Were it not for a broken heart, I might not have learned that I was already enough.  Were it not for the pain of rejection, I might never have had to accept myself.  Were it not for thinking about Kabbalah's claim and discovering what I had been trying to prove, or what I was waiting for someone else to heal inside of me, I might never have rescued myself.  I might still be on a path of self-improvement rather than plopping down under the bodhi tree, already myself, already with everything I need.  This is not to imply that I have arrived; rather, I am continually arriving.
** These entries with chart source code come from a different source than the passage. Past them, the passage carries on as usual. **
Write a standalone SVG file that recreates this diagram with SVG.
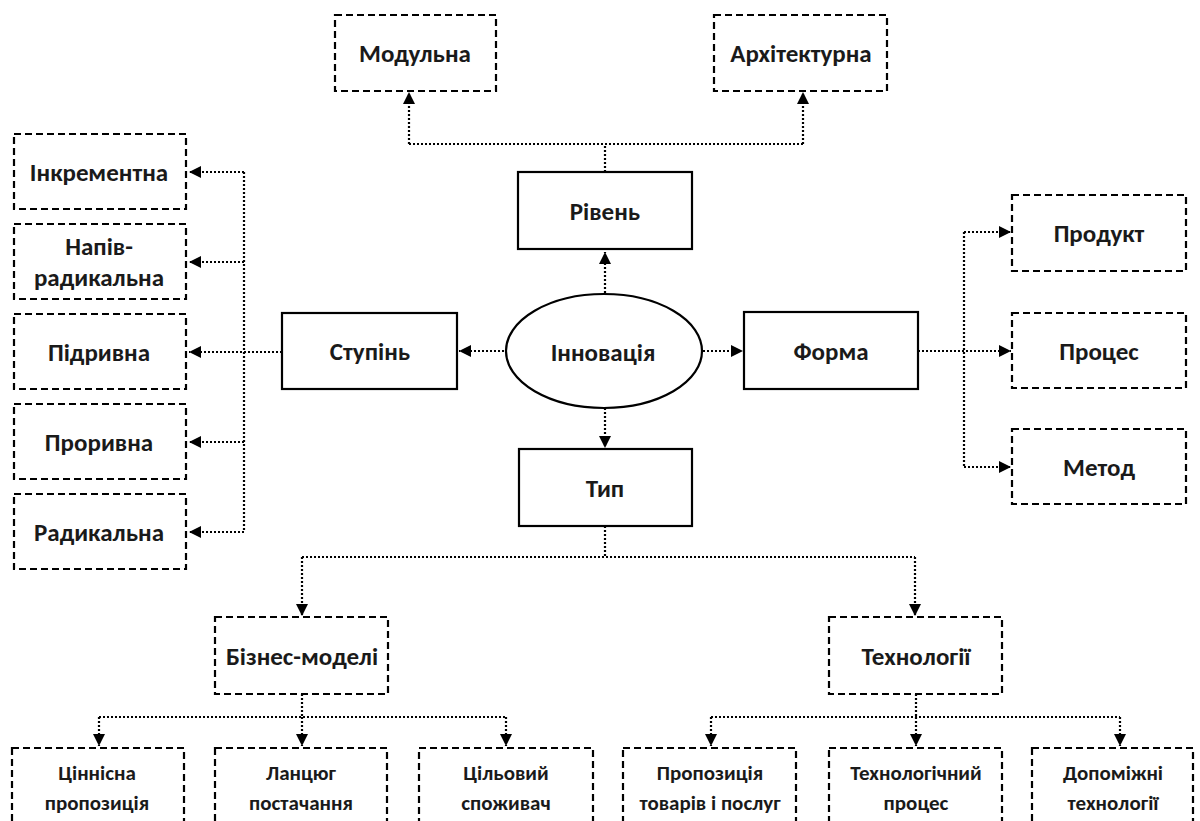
<svg xmlns="http://www.w3.org/2000/svg" width="1200" height="821" viewBox="0 0 1200 821">
  <defs>
    <marker id="arrow" markerUnits="userSpaceOnUse" markerWidth="12" markerHeight="12" viewBox="0 0 12 12" refX="12" refY="6" orient="auto">
      <path d="M0,0 L12,6 L0,12 z" fill="#000"/>
    </marker>
    <style>
      .solid { fill: #fff; stroke: #000; stroke-width: 2.2; }
      .dash { fill: #fff; stroke: #000; stroke-width: 2.2; stroke-dasharray: 7 4; }
      .link { fill: none; stroke: #000; stroke-width: 2.2; stroke-dasharray: 2 2; }
      .arr { marker-end: url(#arrow); }
      text { font-family: Carlito, "Open Sans", "Liberation Sans", sans-serif; font-weight: bold; fill: #1a1a1a; text-anchor: middle; dominant-baseline: central; }
      .lg { font-size: 25px; }
      .md { font-size: 25px; }
      .sm { font-size: 21px; }
    </style>
  </defs>
  <rect width="1200" height="821" fill="#fff"/>

  <!-- connectors -->
  <g id="connectors">
    <!-- level branch -->
    <path class="link arr" d="M605,293 V252"/>
    <path class="link" d="M605,172 V144 M409,144 H803"/>
    <path class="link arr" d="M409,144 V92"/>
    <path class="link arr" d="M803,144 V92"/>
    <!-- degree branch -->
    <path class="link arr" d="M504,351 H459"/>
    <path class="link arr" d="M282,352 H189"/>
    <path class="link" d="M244,172 V532"/>
    <path class="link arr" d="M244,172 H189"/>
    <path class="link arr" d="M244,262 H189"/>
    <path class="link arr" d="M244,442 H189"/>
    <path class="link arr" d="M244,532 H189"/>
    <!-- form branch -->
    <path class="link arr" d="M703,351 H743"/>
    <path class="link arr" d="M918,351 H1011"/>
    <path class="link" d="M964,232 V467"/>
    <path class="link arr" d="M964,232 H1011"/>
    <path class="link arr" d="M964,467 H1011"/>
    <!-- type branch -->
    <path class="link arr" d="M605,408 V448"/>
    <path class="link" d="M605,526 V557 M302,557 H915"/>
    <path class="link arr" d="M302,557 V616"/>
    <path class="link arr" d="M915,557 V616"/>
    <!-- business models -->
    <path class="link" d="M302,694 V717 M99,717 H506"/>
    <path class="link arr" d="M99,717 V746"/>
    <path class="link arr" d="M302,717 V746"/>
    <path class="link arr" d="M506,717 V746"/>
    <!-- technologies -->
    <path class="link" d="M916,694 V717 M711,717 H1120"/>
    <path class="link arr" d="M711,717 V746"/>
    <path class="link arr" d="M916,717 V746"/>
    <path class="link arr" d="M1120,717 V746"/>
  </g>

  <!-- centre -->
  <g id="innovation">
    <ellipse class="solid" cx="604" cy="351" rx="98" ry="57"/>
    <text class="lg" x="603" y="352">Інновація</text>
  </g>

  <!-- first-level categories -->
  <g id="level">
    <rect class="solid" x="518" y="172" width="174" height="77"/>
    <text class="md" x="605" y="211">Рівень</text>
  </g>
  <g id="degree">
    <rect class="solid" x="282" y="313" width="175" height="76"/>
    <text class="md" x="370" y="351">Ступінь</text>
  </g>
  <g id="form">
    <rect class="solid" x="744" y="312" width="174" height="77"/>
    <text class="md" x="831" y="351">Форма</text>
  </g>
  <g id="type">
    <rect class="solid" x="519" y="449" width="173" height="77"/>
    <text class="md" x="605" y="488">Тип</text>
  </g>

  <!-- level subtypes -->
  <g id="modular">
    <rect class="dash" x="335" y="15" width="161" height="76"/>
    <text class="md" x="415" y="53">Модульна</text>
  </g>
  <g id="architectural">
    <rect class="dash" x="714" y="15" width="173" height="76"/>
    <text class="md" x="801" y="53">Архітектурна</text>
  </g>

  <!-- degree subtypes -->
  <g id="incremental">
    <rect class="dash" x="14" y="134" width="172" height="75"/>
    <text class="md" x="99" y="172">Інкрементна</text>
  </g>
  <g id="semi-radical">
    <rect class="dash" x="14" y="224" width="172" height="75"/>
    <text class="md" x="99" y="246">Напів-</text>
    <text class="md" x="99" y="277">радикальна</text>
  </g>
  <g id="disruptive">
    <rect class="dash" x="14" y="314" width="172" height="75"/>
    <text class="md" x="99" y="352">Підривна</text>
  </g>
  <g id="breakthrough">
    <rect class="dash" x="14" y="404" width="172" height="75"/>
    <text class="md" x="99" y="442">Проривна</text>
  </g>
  <g id="radical">
    <rect class="dash" x="14" y="494" width="172" height="75"/>
    <text class="md" x="99" y="532">Радикальна</text>
  </g>

  <!-- form subtypes -->
  <g id="product">
    <rect class="dash" x="1012" y="195" width="174" height="76"/>
    <text class="md" x="1099" y="233">Продукт</text>
  </g>
  <g id="process">
    <rect class="dash" x="1012" y="313" width="174" height="75"/>
    <text class="md" x="1099" y="351">Процес</text>
  </g>
  <g id="method">
    <rect class="dash" x="1012" y="429" width="174" height="75"/>
    <text class="md" x="1099" y="467">Метод</text>
  </g>

  <!-- type subtypes -->
  <g id="business-models">
    <rect class="dash" x="215" y="617" width="173" height="77"/>
    <text class="md" x="302" y="656">Бізнес-моделі</text>
  </g>
  <g id="technologies">
    <rect class="dash" x="829" y="617" width="173" height="77"/>
    <text class="md" x="916" y="656">Технології</text>
  </g>

  <!-- business model components -->
  <g id="value-proposition">
    <rect class="dash" x="12" y="748" width="172" height="90"/>
    <text class="sm" x="97" y="773">Ціннісна</text>
    <text class="sm" x="97" y="803">пропозиція</text>
  </g>
  <g id="supply-chain">
    <rect class="dash" x="215" y="748" width="172" height="90"/>
    <text class="sm" x="301" y="773">Ланцюг</text>
    <text class="sm" x="301" y="803">постачання</text>
  </g>
  <g id="target-customer">
    <rect class="dash" x="419" y="748" width="174" height="90"/>
    <text class="sm" x="506" y="773">Цільовий</text>
    <text class="sm" x="506" y="803">споживач</text>
  </g>

  <!-- technology components -->
  <g id="offering">
    <rect class="dash" x="623" y="748" width="173" height="90"/>
    <text class="sm" x="710" y="773">Пропозиція</text>
    <text class="sm" x="710" y="803">товарів і послуг</text>
  </g>
  <g id="tech-process">
    <rect class="dash" x="829" y="748" width="173" height="90"/>
    <text class="sm" x="916" y="773">Технологічний</text>
    <text class="sm" x="916" y="803">процес</text>
  </g>
  <g id="supporting-tech">
    <rect class="dash" x="1032" y="748" width="161" height="90"/>
    <text class="sm" x="1113" y="773">Допоміжні</text>
    <text class="sm" x="1113" y="803">технології</text>
  </g>
</svg>
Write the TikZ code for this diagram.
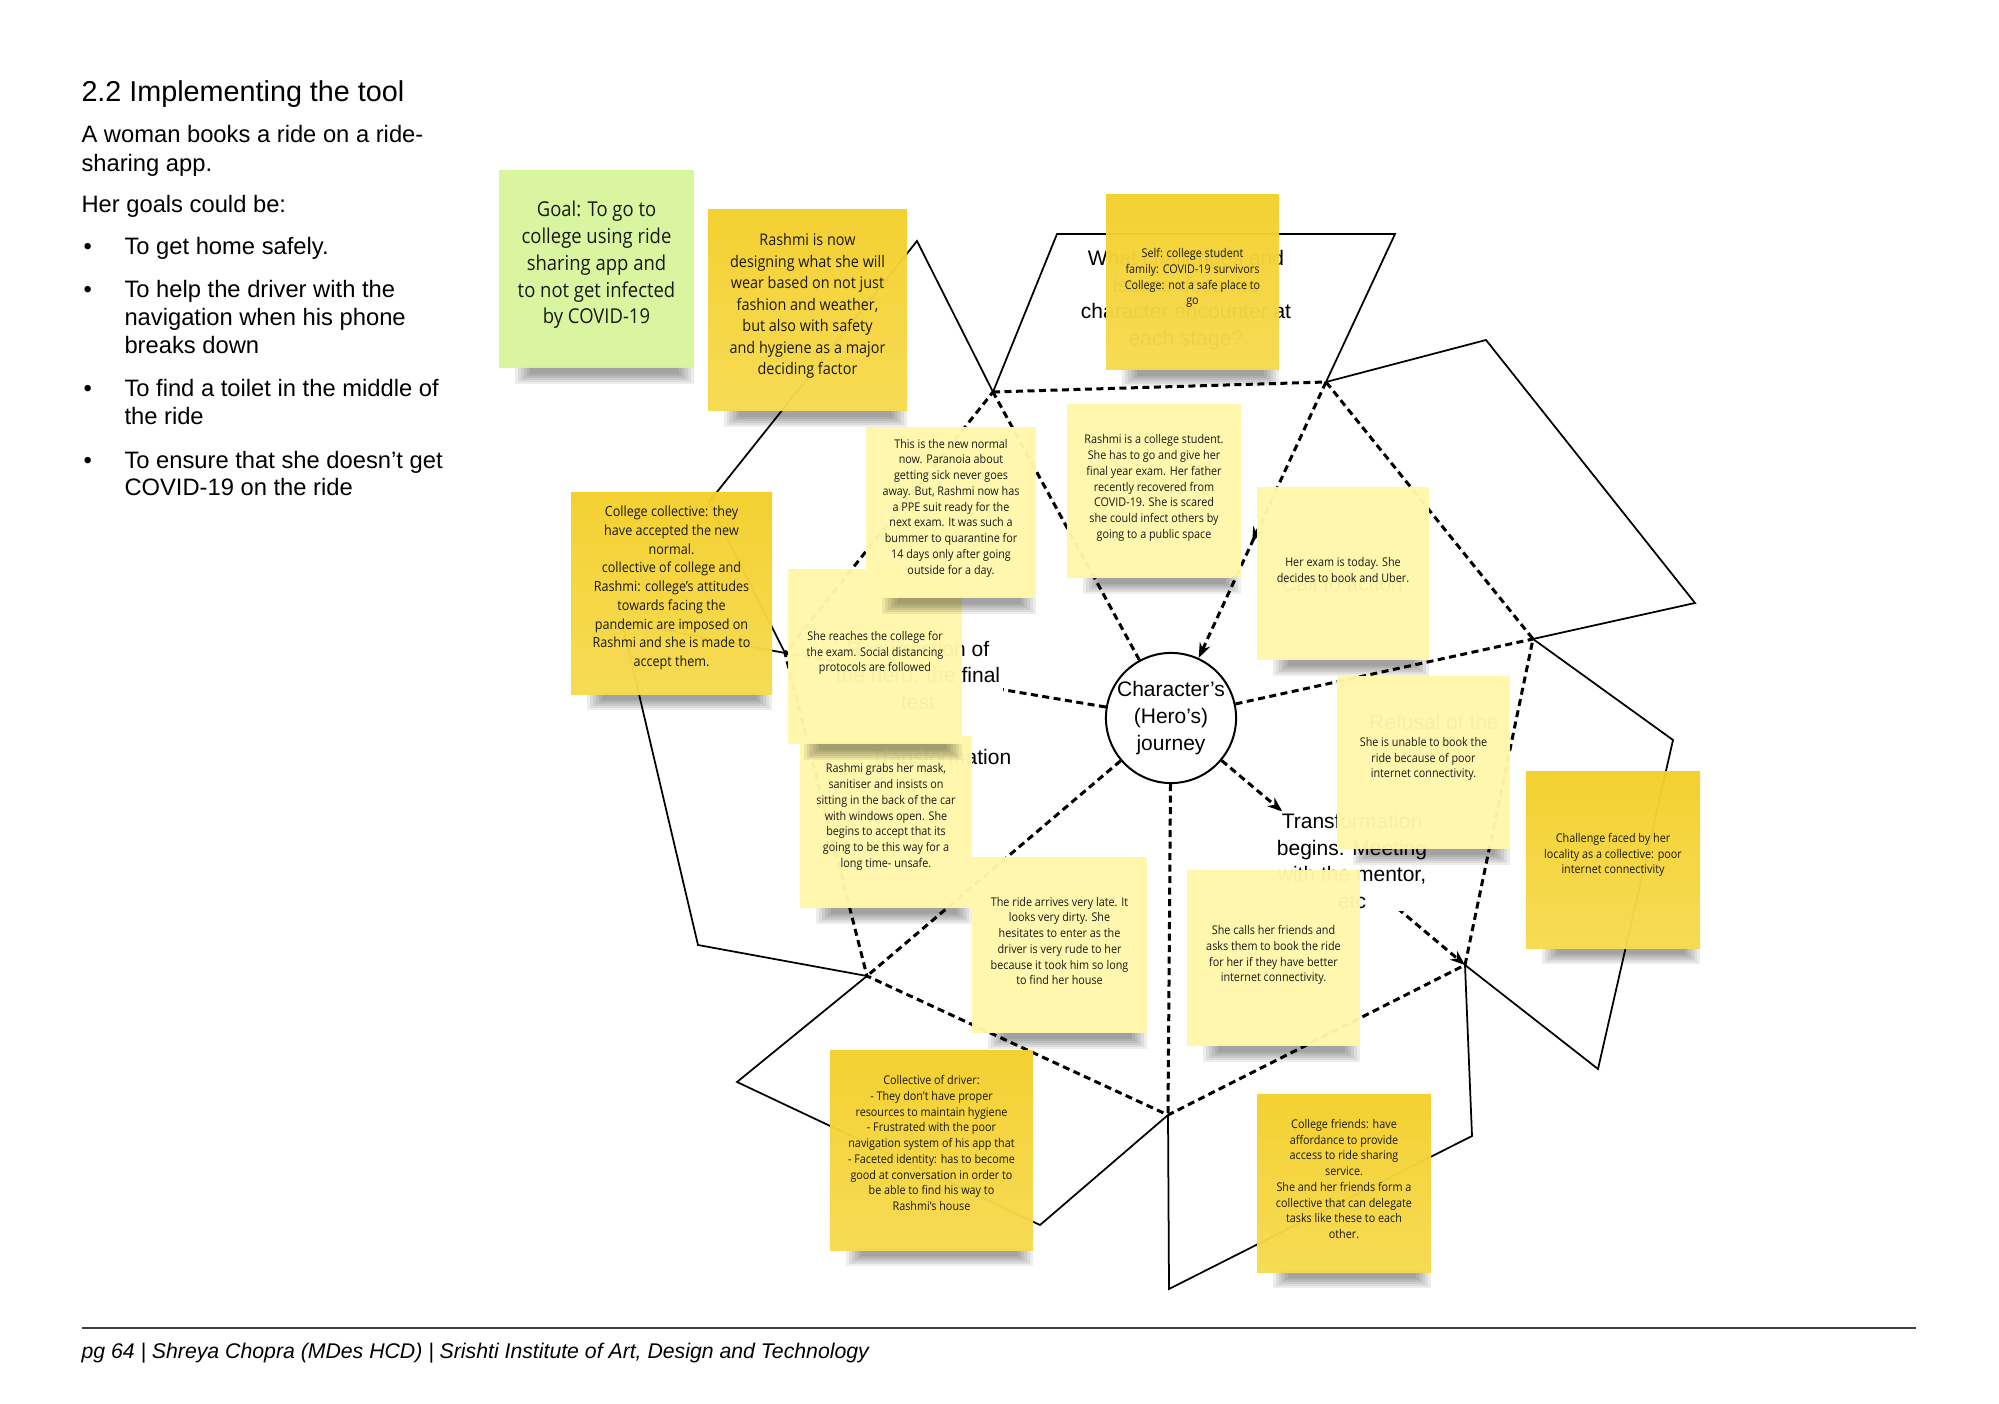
\documentclass[tikz,border=0pt]{standalone}
\usepackage{fontspec}
\setmainfont{Liberation Sans}
\newfontfamily\notefont[FakeStretch=0.9]{Open Sans}
\usetikzlibrary{arrows.meta, decorations.markings}
\definecolor{giallo}{HTML}{F4D02C}
\definecolor{giallochiaro}{HTML}{F6DA50}
\definecolor{giallino}{HTML}{FFF7AB}
\definecolor{verdenota}{HTML}{D8F59C}

% nota adesiva: nome, stile, x0, y0, x1, y1, y del testo, stile del testo, testo
\newcommand{\nota}[9]{%
  \foreach \k in {0,...,5}
    \fill[black, opacity=0.07] ({#3+16+3*\k},{#6-2}) rectangle ({#5-3*\k},{#6+16-2*\k});
  \path[fill opacity=0.97, #2] (#3,#4) rectangle (#5,#6);
  \node[#8] (#1) at ({(#3+#5)/2},#7) {#9};
}

\begin{document}
\begin{tikzpicture}[x=0.4pt, y=-0.4pt,
    titolo/.style={font=\fontsize{11.5}{14}\selectfont, inner sep=0pt},
    corpo/.style={font=\fontsize{9.5}{11.4}\selectfont, inner sep=0pt},
    settore/.style={font=\fontsize{8.4}{10.6}\selectfont, align=center, fill=white, inner sep=1pt},
    piede/.style={font=\fontsize{8.5}{10}\selectfont\itshape, inner sep=0pt},
    bordo/.style={line width=1.2pt, dash pattern=on 2.8pt off 1.8pt},
    lato/.style={line width=0.7pt},
    punta/.style={-{Stealth[length=6pt, width=4.5pt]}},
    frecciamezzo/.style={postaction={decorate, decoration={markings,
        mark=at position #1 with {\arrow{Stealth[length=6pt, width=4.5pt]}}}}},
    notagialla/.style={top color=giallo, bottom color=giallochiaro},
    notachiara/.style={fill=giallino},
    notaverde/.style={fill=verdenota},
    testonota/.style={font=\notefont\fontsize{4.8}{6.3}\selectfont, align=center, inner sep=0pt, text=black!90},
    testomedio/.style={testonota, font=\notefont\fontsize{5.6}{7.5}\selectfont},
    testogrande/.style={testonota, font=\notefont\fontsize{6.4}{8.6}\selectfont},
    testogoal/.style={testonota, font=\notefont\fontsize{8.2}{10.7}\selectfont}]
    % Pagina
    \useasboundingbox (0,0) rectangle (1999,1404);
    \fill[white] (0,0) rectangle (1999,1404);

    % Testo a sinistra
    \node[titolo, anchor=base west] (titolo) at (81,102) {2.2 Implementing the tool};
    \foreach \y/\riga in {143/A woman books a ride on a ride-, 172/sharing app., 213/Her goals could be:}
        \node[corpo, anchor=base west] (intro\y) at (81,\y) {\riga};
    \foreach \y in {255,298,397,469}
        \node[corpo, anchor=base west] (punto\y) at (83,\y) {•};
    \foreach \y/\riga in {255/To get home safely., 298/To help the driver with the, 326/navigation when his phone, 354/breaks down, 397/To find a toilet in the middle of, 425/the ride, 469/To ensure that she doesn’t get, 496/COVID-19 on the ride}
        \node[corpo, anchor=base west] (obiettivo\y) at (124,\y) {\riga};

    % Piede di pagina
    \coordinate (piedesx) at (82,1328);
    \coordinate (piededx) at (1916,1328);
    \draw[line width=0.6pt, black!75] (piedesx) -- (piededx);
    \node[piede, anchor=base west] (piede) at (81,1358) {pg 64 | Shreya Chopra (MDes HCD) | Srishti Institute of Art, Design and Technology};

    % Vertici dell'ettagono
    \coordinate (v1) at (993,392);
    \coordinate (v2) at (1326,382);
    \coordinate (v3) at (1533,639);
    \coordinate (v4) at (1465,965);
    \coordinate (v5) at (1168,1115);
    \coordinate (v6) at (867,976);
    \coordinate (v7) at (785,653);
    % Vertici esterni
    \coordinate (a1) at (917,241);
    \coordinate (a2) at (709,502);
    \coordinate (b1) at (622,622);
    \coordinate (b2) at (698,945);
    \coordinate (c1) at (737,1082);
    \coordinate (c2) at (1040,1225);
    \coordinate (d1) at (1169,1289);
    \coordinate (d2) at (1472,1136);
    \coordinate (e1) at (1598,1069);
    \coordinate (e2) at (1673,740);
    \coordinate (f1) at (1695,603);
    \coordinate (f2) at (1486,340);
    \coordinate (g1) at (1395,234);
    \coordinate (g2) at (1057,234);

    % Figure esterne
    \draw[lato] (v1) -- (a1) -- (a2) -- (v7);
    \draw[lato] (v7) -- (b1) -- (b2) -- (v6);
    \draw[lato] (v6) -- (c1) -- (c2) -- (v5);
    \draw[lato] (v5) -- (d1) -- (d2) -- (v4);
    \draw[lato] (v4) -- (e1) -- (e2) -- (v3);
    \draw[lato] (v3) -- (f1) -- (f2) -- (v2);
    \draw[lato] (v2) -- (g1) -- (g2) -- (v1);

    % Ettagono tratteggiato
    \draw[bordo] (v1) -- (v2) -- (v3) -- (v4) -- (v5) -- (v6) -- (v7) -- cycle;

    % Cerchio centrale e raggi
    \node[circle, draw, line width=0.8pt, fill=white, minimum size=49.6pt, inner sep=0pt, align=center,
        font=\fontsize{8.4}{10.7}\selectfont] (eroe) at (1171,718) {Character’s\\(Hero’s)\\journey};
    \draw[bordo] (eroe) -- (v1);
    \draw[bordo, punta, frecciamezzo=0.58] (v2) -- (eroe);
    \draw[bordo] (eroe) -- (v3);
    \draw[bordo, punta, frecciamezzo=0.25] (eroe) -- (v4);
    \draw[bordo] (eroe) -- (v5);
    \draw[bordo] (eroe) -- (v6);
    \draw[bordo] (eroe) -- (v7);

    % Testi delle tappe
    \node[settore] (domanda) at (1186,300) {What challenges and\\issues does the\\character encounter at\\each stage?};
    \node[settore] (resurrezione) at (918,675) {Resurrection of\\the hero: the final\\test};
    \node[settore] (trasformazione) at (941,757) {Transformation};
    \node[settore] (chiamata) at (1342,584) {Call to action};
    \node[settore] (rifiutotesto) at (1434,735) {Refusal of the\\call};
    \node[settore] (mentore) at (1352,861) {Transformation\\begins. Meeting\\with the mentor,\\etc};

    % Note adesive
    \nota{goal}{notaverde}{499}{170}{694}{368}{265}{testogoal}{Goal: To go to\\college using ride\\sharing app and\\to not get infected\\by COVID-19}
    \nota{design}{notagialla}{708}{210}{907}{411}{306}{testogrande}{Rashmi is now\\designing what she will\\wear based on not just\\fashion and weather,\\but also with safety\\and hygiene as a major\\deciding factor}
    \nota{self}{notagialla}{1106}{195}{1279}{370}{278}{testonota}{Self: college student\\family: COVID-19 survivors\\College: not a safe place to\\go}
    \nota{studente}{notachiara}{1067}{404}{1241}{578}{488}{testonota}{Rashmi is a college student.\\She has to go and give her\\final year exam. Her father\\recently recovered from\\COVID-19. She is scared\\she could infect others by\\going to a public space}
    \nota{esame}{notachiara}{1257}{487}{1429}{660}{570}{testonota}{Her exam is today. She\\decides to book and Uber.}
    \nota{collegio}{notagialla}{571}{493}{772}{694}{588}{testomedio}{College collective: they\\have accepted the new\\normal.\\collective of college and\\Rashmi: college’s attitudes\\towards facing the\\pandemic are imposed on\\Rashmi and she is made to\\accept them.}
    \nota{mascherina}{notachiara}{800}{736}{972}{908}{817}{testonota}{Rashmi grabs her mask,\\sanitiser and insists on\\sitting in the back of the car\\with windows open. She\\begins to accept that its\\going to be this way for a\\long time- unsafe.}
    \nota{arrivo}{notachiara}{788}{569}{962}{744}{653}{testonota}{She reaches the college for\\the exam. Social distancing\\protocols are followed}
    \nota{normale}{notachiara}{866}{427}{1036}{598}{508}{testonota}{This is the new normal\\now. Paranoia about\\getting sick never goes\\away. But, Rashmi now has\\a PPE suit ready for the\\next exam. It was such a\\bummer to quarantine for\\14 days only after going\\outside for a day.}
    \nota{corsa}{notachiara}{972}{857}{1147}{1033}{941}{testonota}{The ride arrives very late. It\\looks very dirty. She\\hesitates to enter as the\\driver is very rude to her\\because it took him so long\\to find her house}
    \nota{amici}{notachiara}{1187}{870}{1360}{1046}{955}{testonota}{She calls her friends and\\asks them to book the ride\\for her if they have better\\internet connectivity.}
    \nota{rifiuto}{notachiara}{1337}{676}{1510}{849}{759}{testonota}{She is unable to book the\\ride because of poor\\internet connectivity.}
    \nota{quartiere}{notagialla}{1526}{771}{1700}{948}{855}{testonota}{Challenge faced by her\\locality as a collective: poor\\internet connectivity}
    \nota{autista}{notagialla}{830}{1050}{1033}{1250}{1143}{testonota}{Collective of driver:\\- They don’t have proper\\resources to maintain hygiene\\- Frustrated with the poor\\navigation system of his app that\\- Faceted identity: has to become\\good at conversation in order to\\be able to find his way to\\Rashmi’s house}
    \nota{compagni}{notagialla}{1257}{1094}{1431}{1272}{1179}{testonota}{College friends: have\\affordance to provide\\access to ride sharing\\service.\\She and her friends form a\\collective that can delegate\\tasks like these to each\\other.}
\end{tikzpicture}
\end{document}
Loss always provides us with an opportunity for going deeper into the experience of transformation.  Loss always means another door has opened; the room beyond it is dark, but so is the room in which we find ourselves presently.  Once you recognize that you are already in a cave with no way out, there is not a whole lot of reason to stop exploring.  You may just find, once you lose your fear of the dark and of death, that you finally get to live.  There is a deeper awakening out of a deeper sleep.  It is only by running directly into our experience--and perhaps witnessing ourselves in the midst of our suffering--that we discover our profound courage.  When we finally stop wriggling to get out from under the grasp of what is, we can look around and see that we have nothing more and nothing less than ourselves and maybe, as Pema Chodron often says, "we could give ourselves a break."  Maybe we can embrace compassion and forgiveness and let the awakening take whatever path it will.  Maybe we can recognize this moment as just what it is: our life.  And maybe we  can let that be goal enough.